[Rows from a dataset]

= = =

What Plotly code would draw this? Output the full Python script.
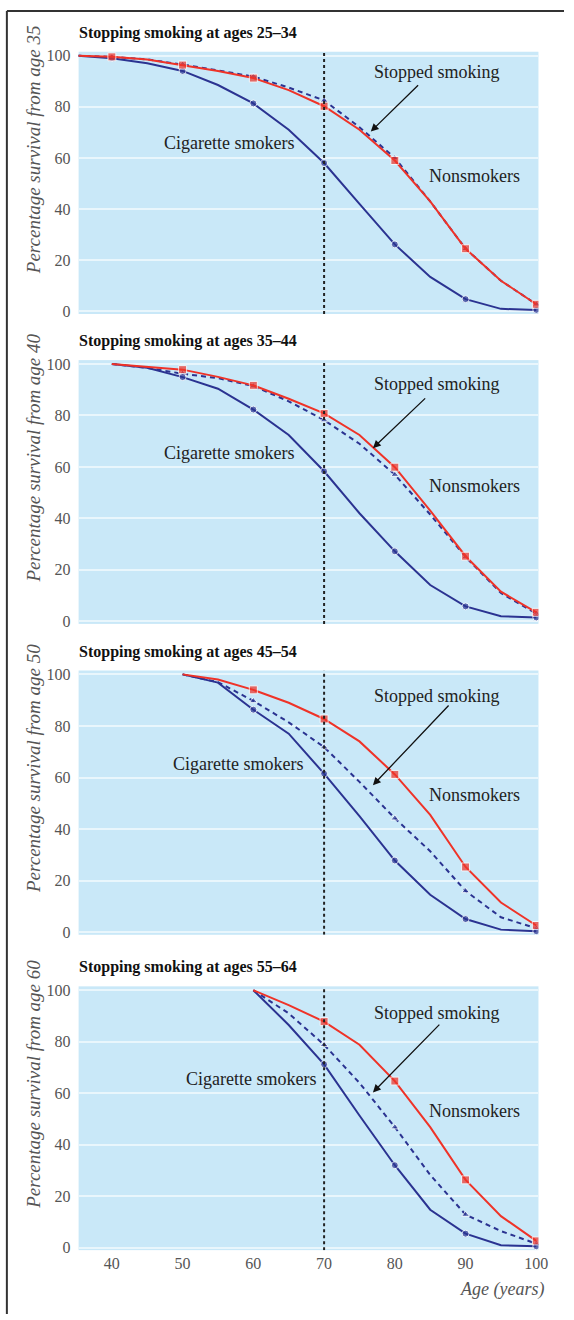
import plotly.graph_objects as go

W, H = 574, 1320

ages = [35, 40, 45, 50, 55, 60, 65, 70, 75, 80, 85, 90, 95, 100]
start_ages = [35, 40, 50, 60]
panel_titles = ["Stopping smoking at ages 25–34", "Stopping smoking at ages 35–44",
                "Stopping smoking at ages 45–54", "Stopping smoking at ages 55–64"]

# survival (%) at each age from start age onwards
nonsmokers = [
    [100, 99.5, 98.5, 96.3, 94, 91.2, 86.5, 80.2, 71, 59, 43, 24.5, 12, 2.8],
    [100, 99, 97.8, 95, 91.7, 86.5, 80.8, 72.4, 59.9, 43, 25.3, 11.5, 3.5],
    [100, 98, 94, 89, 82.7, 74, 61.2, 45.5, 25.3, 11.5, 2.6],
    [100, 94.2, 87.8, 78.8, 64.7, 46.8, 26.3, 12.2, 2.6],
]
smokers = [
    [100, 99, 97, 94, 88.5, 81.3, 71, 58, 42, 26.2, 13.5, 4.8, 1, 0.6],
    [100, 98.5, 94.9, 90.4, 82.3, 72.4, 58.3, 42, 27.2, 14.1, 5.8, 2, 1.5],
    [100, 96.8, 86.3, 77, 61.5, 45, 27.8, 14.5, 5.1, 1, 0.4],
    [100, 86.5, 71.2, 51.3, 32, 14.7, 5.4, 0.9, 0.5],
]
stopped = [
    [100, 99.5, 98.5, 96.5, 94.2, 91.8, 87.5, 82.5, 72, 60, 43, 24.5, 12, 2.8],
    [100, 98.5, 96.2, 94.5, 91.4, 85.5, 78.2, 69, 57, 41.5, 25, 11, 3],
    [100, 97, 89.7, 81.4, 71.8, 58.3, 44.2, 31.4, 16, 5.8, 1.5],
    [100, 91, 78.8, 64, 46.8, 28.2, 12.8, 6.4, 1.5],
]
# label positions (age, %) per panel
cig_label = [(56.5, 65.8), (56.5, 65.4), (57.8, 65.4), (59.6, 65.4)]
non_label = [(91.3, 52.9), (91.3, 52.6), (91.3, 53.2), (91.3, 53.2)]
stop_label = [(86, 93.5), (86, 92.3), (86, 91.7), (86, 91)]
arrow_tail = [(83.5, 89), (84.5, 87.2), (87.8, 88.5), (86.5, 87.2)]
arrow_head = [(76.6, 70.3), (76.9, 67.3), (76.9, 57), (76.9, 60.3)]
x_ticks = [40, 50, 60, 70, 80, 90, 100]
y_ticks = [0, 20, 40, 60, 80, 100]

# pixel rows of the 100 and 0 levels in each panel
top100 = [51, 362, 675, 993.5]
zero = [309, 621.5, 935, 1253]

RED = "#ef3328"
BLUE = "#2b3391"
BG = "#c9e8f8"
SERIF = "Liberation Serif, DejaVu Serif, serif"
YMIN, YMAX = -1, 101.5

def px(x):
    return x / W

def py(y):
    return 1 - y / H

fig = go.Figure()

for i in range(4):
    n = i + 1
    xa = "x" if n == 1 else f"x{n}"
    ya = "y" if n == 1 else f"y{n}"
    xs = [a for a in ages if a >= start_ages[i]]
    msize = [0 if (a == start_ages[i] or a % 10) else 1 for a in xs]

    fig.add_trace(go.Scatter(
        x=xs, y=stopped[i], mode="lines+markers", xaxis=xa, yaxis=ya,
        line=dict(color=BLUE, width=2, dash="5px,4px"),
        marker=dict(symbol="triangle-up", size=[m * 7 for m in msize], color=BLUE),
        showlegend=False))
    fig.add_trace(go.Scatter(
        x=xs, y=smokers[i], mode="lines+markers", xaxis=xa, yaxis=ya,
        line=dict(color=BLUE, width=2),
        marker=dict(symbol="circle", size=[m * 7 for m in msize], color=BLUE),
        showlegend=False))
    fig.add_trace(go.Scatter(
        x=xs, y=nonsmokers[i], mode="lines+markers", xaxis=xa, yaxis=ya,
        line=dict(color=RED, width=2),
        marker=dict(symbol="square", size=[m * 8 for m in msize], color=RED),
        showlegend=False))

    pu = (zero[i] - top100[i]) / 100
    d_top = top100[i] - (YMAX - 100) * pu
    d_bot = zero[i] - YMIN * pu
    fig.update_layout(**{
        ("xaxis" if n == 1 else f"xaxis{n}"): dict(
            domain=[px(80), px(548)], range=[35.3, 100.3], anchor=ya,
            tickvals=x_ticks, showticklabels=(n == 4), showgrid=False,
            zeroline=False, ticks="", tickfont=dict(family=SERIF, size=16, color="#555"),
            ticklabelstandoff=2),
        ("yaxis" if n == 1 else f"yaxis{n}"): dict(
            domain=[py(d_bot), py(d_top)], range=[YMIN, YMAX], anchor=xa,
            tickvals=y_ticks, showgrid=True, gridcolor="rgba(255,255,255,0.6)",
            gridwidth=1.5, zeroline=False, ticks="",
            tickfont=dict(family=SERIF, size=16, color="#555"), ticklabelstandoff=7),
    })

    # dotted line at age 70
    fig.add_shape(type="line", xref=xa, yref=ya, x0=70, x1=70, y0=YMIN, y1=YMAX,
                  line=dict(color="#222", width=2, dash="dot"))

    # panel title
    fig.add_annotation(text=f"<b>{panel_titles[i]}</b>", xref="paper", yref="paper",
                       x=px(78), y=py(top100[i] - 23), xanchor="left", yanchor="middle",
                       showarrow=False, font=dict(family=SERIF, size=16, color="#111"))
    # y axis title
    fig.add_annotation(text=f"<i>Percentage survival from age {start_ages[i]}</i>",
                       xref="paper", yref="paper", x=px(34), y=py(top100[i] + 95),
                       xanchor="center", yanchor="middle", textangle=-90, showarrow=False,
                       font=dict(family=SERIF, size=19, color="#555"))
    # series labels
    for txt, (lx, ly) in [("Cigarette smokers", cig_label[i]), ("Nonsmokers", non_label[i]),
                          ("Stopped smoking", stop_label[i])]:
        fig.add_annotation(text=txt, x=lx, y=ly, xref=xa, yref=ya, showarrow=False,
                           font=dict(family=SERIF, size=18, color="#222"))
    fig.add_annotation(text="", x=arrow_head[i][0], y=arrow_head[i][1],
                       ax=arrow_tail[i][0], ay=arrow_tail[i][1], xref=xa, yref=ya,
                       axref=xa, ayref=ya, showarrow=True, arrowhead=2, arrowsize=1.2,
                       arrowwidth=1.3, arrowcolor="#111")

fig.add_annotation(text="<i>Age (years)</i>", xref="paper", yref="paper", x=px(556),
                   y=py(1295), xanchor="right", yanchor="middle", showarrow=False,
                   font=dict(family=SERIF, size=18, color="#555"))

# page frame on the left and top
fig.add_shape(type="line", xref="paper", yref="paper", x0=px(7), x1=px(7), y0=0, y1=py(6),
              line=dict(color="#333", width=2))
fig.add_shape(type="line", xref="paper", yref="paper", x0=px(7), x1=1, y0=py(6), y1=py(6),
              line=dict(color="#333", width=2))

fig.update_layout(width=W, height=H, margin=dict(l=0, r=0, t=0, b=0),
                  paper_bgcolor="white", plot_bgcolor=BG)

# drop the browser's default body margin and scrollbars so the figure fills the window
page_js = ("document.body.style.margin='0';"
           "document.body.style.overflow='hidden';"
           "document.documentElement.style.overflow='hidden';")
fig.write_html("out.html", config={"displayModeBar": False}, post_script=page_js)
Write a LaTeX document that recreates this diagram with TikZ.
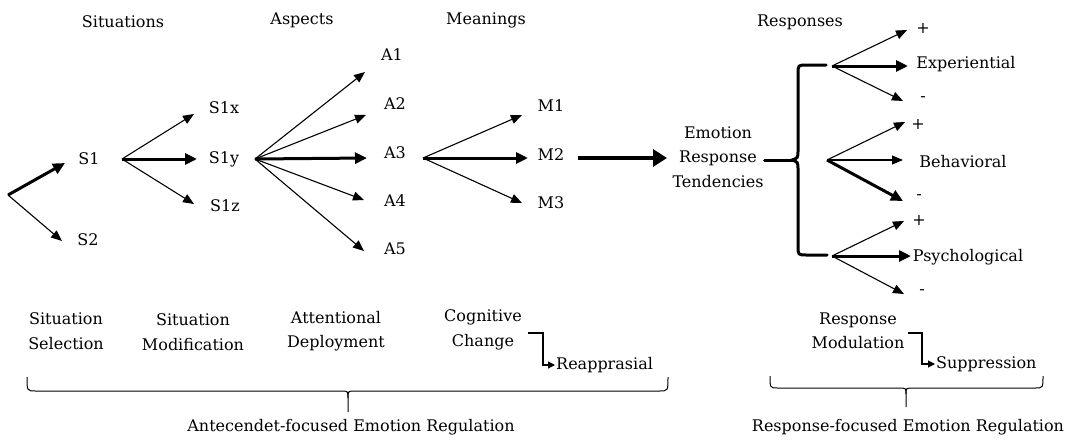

= = =

Keep the pictures out of the copy and return the rest of the data above exactly.

• _Task answer_
What Plotly code would draw this? Output the full Python script.
import plotly.graph_objects as go

W, H = 574, 1320

ages = [35, 40, 45, 50, 55, 60, 65, 70, 75, 80, 85, 90, 95, 100]
start_ages = [35, 40, 50, 60]
panel_titles = ["Stopping smoking at ages 25–34", "Stopping smoking at ages 35–44",
                "Stopping smoking at ages 45–54", "Stopping smoking at ages 55–64"]

# survival (%) at each age from start age onwards
nonsmokers = [
    [100, 99.5, 98.5, 96.3, 94, 91.2, 86.5, 80.2, 71, 59, 43, 24.5, 12, 2.8],
    [100, 99, 97.8, 95, 91.7, 86.5, 80.8, 72.4, 59.9, 43, 25.3, 11.5, 3.5],
    [100, 98, 94, 89, 82.7, 74, 61.2, 45.5, 25.3, 11.5, 2.6],
    [100, 94.2, 87.8, 78.8, 64.7, 46.8, 26.3, 12.2, 2.6],
]
smokers = [
    [100, 99, 97, 94, 88.5, 81.3, 71, 58, 42, 26.2, 13.5, 4.8, 1, 0.6],
    [100, 98.5, 94.9, 90.4, 82.3, 72.4, 58.3, 42, 27.2, 14.1, 5.8, 2, 1.5],
    [100, 96.8, 86.3, 77, 61.5, 45, 27.8, 14.5, 5.1, 1, 0.4],
    [100, 86.5, 71.2, 51.3, 32, 14.7, 5.4, 0.9, 0.5],
]
stopped = [
    [100, 99.5, 98.5, 96.5, 94.2, 91.8, 87.5, 82.5, 72, 60, 43, 24.5, 12, 2.8],
    [100, 98.5, 96.2, 94.5, 91.4, 85.5, 78.2, 69, 57, 41.5, 25, 11, 3],
    [100, 97, 89.7, 81.4, 71.8, 58.3, 44.2, 31.4, 16, 5.8, 1.5],
    [100, 91, 78.8, 64, 46.8, 28.2, 12.8, 6.4, 1.5],
]
# label positions (age, %) per panel
cig_label = [(56.5, 65.8), (56.5, 65.4), (57.8, 65.4), (59.6, 65.4)]
non_label = [(91.3, 52.9), (91.3, 52.6), (91.3, 53.2), (91.3, 53.2)]
stop_label = [(86, 93.5), (86, 92.3), (86, 91.7), (86, 91)]
arrow_tail = [(83.5, 89), (84.5, 87.2), (87.8, 88.5), (86.5, 87.2)]
arrow_head = [(76.6, 70.3), (76.9, 67.3), (76.9, 57), (76.9, 60.3)]
x_ticks = [40, 50, 60, 70, 80, 90, 100]
y_ticks = [0, 20, 40, 60, 80, 100]

# pixel rows of the 100 and 0 levels in each panel
top100 = [51, 362, 675, 993.5]
zero = [309, 621.5, 935, 1253]

RED = "#ef3328"
BLUE = "#2b3391"
BG = "#c9e8f8"
SERIF = "Liberation Serif, DejaVu Serif, serif"
YMIN, YMAX = -1, 101.5

def px(x):
    return x / W

def py(y):
    return 1 - y / H

fig = go.Figure()

for i in range(4):
    n = i + 1
    xa = "x" if n == 1 else f"x{n}"
    ya = "y" if n == 1 else f"y{n}"
    xs = [a for a in ages if a >= start_ages[i]]
    msize = [0 if (a == start_ages[i] or a % 10) else 1 for a in xs]

    fig.add_trace(go.Scatter(
        x=xs, y=stopped[i], mode="lines+markers", xaxis=xa, yaxis=ya,
        line=dict(color=BLUE, width=2, dash="5px,4px"),
        marker=dict(symbol="triangle-up", size=[m * 7 for m in msize], color=BLUE),
        showlegend=False))
    fig.add_trace(go.Scatter(
        x=xs, y=smokers[i], mode="lines+markers", xaxis=xa, yaxis=ya,
        line=dict(color=BLUE, width=2),
        marker=dict(symbol="circle", size=[m * 7 for m in msize], color=BLUE),
        showlegend=False))
    fig.add_trace(go.Scatter(
        x=xs, y=nonsmokers[i], mode="lines+markers", xaxis=xa, yaxis=ya,
        line=dict(color=RED, width=2),
        marker=dict(symbol="square", size=[m * 8 for m in msize], color=RED),
        showlegend=False))

    pu = (zero[i] - top100[i]) / 100
    d_top = top100[i] - (YMAX - 100) * pu
    d_bot = zero[i] - YMIN * pu
    fig.update_layout(**{
        ("xaxis" if n == 1 else f"xaxis{n}"): dict(
            domain=[px(80), px(548)], range=[35.3, 100.3], anchor=ya,
            tickvals=x_ticks, showticklabels=(n == 4), showgrid=False,
            zeroline=False, ticks="", tickfont=dict(family=SERIF, size=16, color="#555"),
            ticklabelstandoff=2),
        ("yaxis" if n == 1 else f"yaxis{n}"): dict(
            domain=[py(d_bot), py(d_top)], range=[YMIN, YMAX], anchor=xa,
            tickvals=y_ticks, showgrid=True, gridcolor="rgba(255,255,255,0.6)",
            gridwidth=1.5, zeroline=False, ticks="",
            tickfont=dict(family=SERIF, size=16, color="#555"), ticklabelstandoff=7),
    })

    # dotted line at age 70
    fig.add_shape(type="line", xref=xa, yref=ya, x0=70, x1=70, y0=YMIN, y1=YMAX,
                  line=dict(color="#222", width=2, dash="dot"))

    # panel title
    fig.add_annotation(text=f"<b>{panel_titles[i]}</b>", xref="paper", yref="paper",
                       x=px(78), y=py(top100[i] - 23), xanchor="left", yanchor="middle",
                       showarrow=False, font=dict(family=SERIF, size=16, color="#111"))
    # y axis title
    fig.add_annotation(text=f"<i>Percentage survival from age {start_ages[i]}</i>",
                       xref="paper", yref="paper", x=px(34), y=py(top100[i] + 95),
                       xanchor="center", yanchor="middle", textangle=-90, showarrow=False,
                       font=dict(family=SERIF, size=19, color="#555"))
    # series labels
    for txt, (lx, ly) in [("Cigarette smokers", cig_label[i]), ("Nonsmokers", non_label[i]),
                          ("Stopped smoking", stop_label[i])]:
        fig.add_annotation(text=txt, x=lx, y=ly, xref=xa, yref=ya, showarrow=False,
                           font=dict(family=SERIF, size=18, color="#222"))
    fig.add_annotation(text="", x=arrow_head[i][0], y=arrow_head[i][1],
                       ax=arrow_tail[i][0], ay=arrow_tail[i][1], xref=xa, yref=ya,
                       axref=xa, ayref=ya, showarrow=True, arrowhead=2, arrowsize=1.2,
                       arrowwidth=1.3, arrowcolor="#111")

fig.add_annotation(text="<i>Age (years)</i>", xref="paper", yref="paper", x=px(556),
                   y=py(1295), xanchor="right", yanchor="middle", showarrow=False,
                   font=dict(family=SERIF, size=18, color="#555"))

# page frame on the left and top
fig.add_shape(type="line", xref="paper", yref="paper", x0=px(7), x1=px(7), y0=0, y1=py(6),
              line=dict(color="#333", width=2))
fig.add_shape(type="line", xref="paper", yref="paper", x0=px(7), x1=1, y0=py(6), y1=py(6),
              line=dict(color="#333", width=2))

fig.update_layout(width=W, height=H, margin=dict(l=0, r=0, t=0, b=0),
                  paper_bgcolor="white", plot_bgcolor=BG)

# drop the browser's default body margin and scrollbars so the figure fills the window
page_js = ("document.body.style.margin='0';"
           "document.body.style.overflow='hidden';"
           "document.documentElement.style.overflow='hidden';")
fig.write_html("out.html", config={"displayModeBar": False}, post_script=page_js)
Write a LaTeX document that recreates this diagram with TikZ.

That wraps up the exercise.